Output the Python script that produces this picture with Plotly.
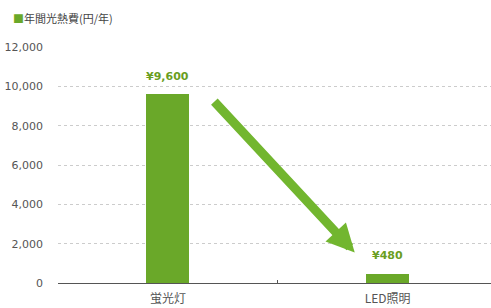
import plotly.graph_objects as go

categories = ["蛍光灯", "LED照明"]
values = [9600, 480]
value_labels = ["¥9,600", "¥480"]
tick_vals = [0, 2000, 4000, 6000, 8000, 10000, 12000]
tick_text = ["0", "2,000", "4,000", "6,000", "8,000", "10,000", "12,000"]
legend_name = "年間光熱費(円/年)"

green = "#6aa829"
label_green = "#6a9e1f"

fig = go.Figure()
fig.add_trace(go.Bar(
    x=categories, y=values, width=0.195,
    marker=dict(color=green, line=dict(width=0)),
    showlegend=False, hoverinfo="skip",
))

for c, v, t in zip(categories, values, value_labels):
    fig.add_annotation(x=c, y=v, text=t, showarrow=False, yshift=18,
                       font=dict(family="DejaVu Sans", size=11, color=label_green, weight="bold"))

# decorative arrow from first bar toward second
fig.add_annotation(x=0.85, y=1550, ax=0.205, ay=9300, xref="x", yref="y", axref="x", ayref="y",
                   text="", showarrow=True, arrowhead=2, arrowsize=0.62, arrowwidth=9,
                   arrowcolor="#72b62f", standoff=0)

# legend
fig.add_annotation(x=0, y=1, xref="paper", yref="paper", xshift=-47, yshift=29,
                   text="<span style='color:#6aa829'>■</span>" + legend_name,
                   showarrow=False, xanchor="left", yanchor="middle",
                   font=dict(family="Noto Sans CJK JP", size=11, color="#444444"))

fig.update_layout(
    width=491, height=308,
    margin=dict(l=58, r=0, t=47, b=25),
    plot_bgcolor="white", paper_bgcolor="white",
    bargap=0,
    xaxis=dict(range=[-0.5, 1.47], type="category", showgrid=False,
               showline=True, linecolor="#555555", linewidth=1,
               ticks="inside", tickson="boundaries", ticklen=3, tickcolor="#555555",
               ticklabelstandoff=5,
               tickfont=dict(family="Noto Sans CJK JP", size=12, color="#555555"),
               fixedrange=True),
    yaxis=dict(range=[0, 12000], tickvals=tick_vals, ticktext=tick_text,
               showgrid=True, gridcolor="#cccccc", griddash="dot", gridwidth=1,
               zeroline=False, showline=False, ticks="",
               ticklabelstandoff=14, fixedrange=True,
               tickfont=dict(family="DejaVu Sans", size=11, color="#555555")),
)

fig.write_html("out.html", config={"displayModeBar": False},
               post_script="document.body.style.margin='0';")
☆ ☆ ☆ ☆ ☆
_DIRECTION_
Make an exact copy of the whole listing, but don't bring over any pictures.

_ANSWER TO THE PROBLEM_
Output the Python script that produces this picture with Plotly.
import plotly.graph_objects as go

categories = ["蛍光灯", "LED照明"]
values = [9600, 480]
value_labels = ["¥9,600", "¥480"]
tick_vals = [0, 2000, 4000, 6000, 8000, 10000, 12000]
tick_text = ["0", "2,000", "4,000", "6,000", "8,000", "10,000", "12,000"]
legend_name = "年間光熱費(円/年)"

green = "#6aa829"
label_green = "#6a9e1f"

fig = go.Figure()
fig.add_trace(go.Bar(
    x=categories, y=values, width=0.195,
    marker=dict(color=green, line=dict(width=0)),
    showlegend=False, hoverinfo="skip",
))

for c, v, t in zip(categories, values, value_labels):
    fig.add_annotation(x=c, y=v, text=t, showarrow=False, yshift=18,
                       font=dict(family="DejaVu Sans", size=11, color=label_green, weight="bold"))

# decorative arrow from first bar toward second
fig.add_annotation(x=0.85, y=1550, ax=0.205, ay=9300, xref="x", yref="y", axref="x", ayref="y",
                   text="", showarrow=True, arrowhead=2, arrowsize=0.62, arrowwidth=9,
                   arrowcolor="#72b62f", standoff=0)

# legend
fig.add_annotation(x=0, y=1, xref="paper", yref="paper", xshift=-47, yshift=29,
                   text="<span style='color:#6aa829'>■</span>" + legend_name,
                   showarrow=False, xanchor="left", yanchor="middle",
                   font=dict(family="Noto Sans CJK JP", size=11, color="#444444"))

fig.update_layout(
    width=491, height=308,
    margin=dict(l=58, r=0, t=47, b=25),
    plot_bgcolor="white", paper_bgcolor="white",
    bargap=0,
    xaxis=dict(range=[-0.5, 1.47], type="category", showgrid=False,
               showline=True, linecolor="#555555", linewidth=1,
               ticks="inside", tickson="boundaries", ticklen=3, tickcolor="#555555",
               ticklabelstandoff=5,
               tickfont=dict(family="Noto Sans CJK JP", size=12, color="#555555"),
               fixedrange=True),
    yaxis=dict(range=[0, 12000], tickvals=tick_vals, ticktext=tick_text,
               showgrid=True, gridcolor="#cccccc", griddash="dot", gridwidth=1,
               zeroline=False, showline=False, ticks="",
               ticklabelstandoff=14, fixedrange=True,
               tickfont=dict(family="DejaVu Sans", size=11, color="#555555")),
)

fig.write_html("out.html", config={"displayModeBar": False},
               post_script="document.body.style.margin='0';")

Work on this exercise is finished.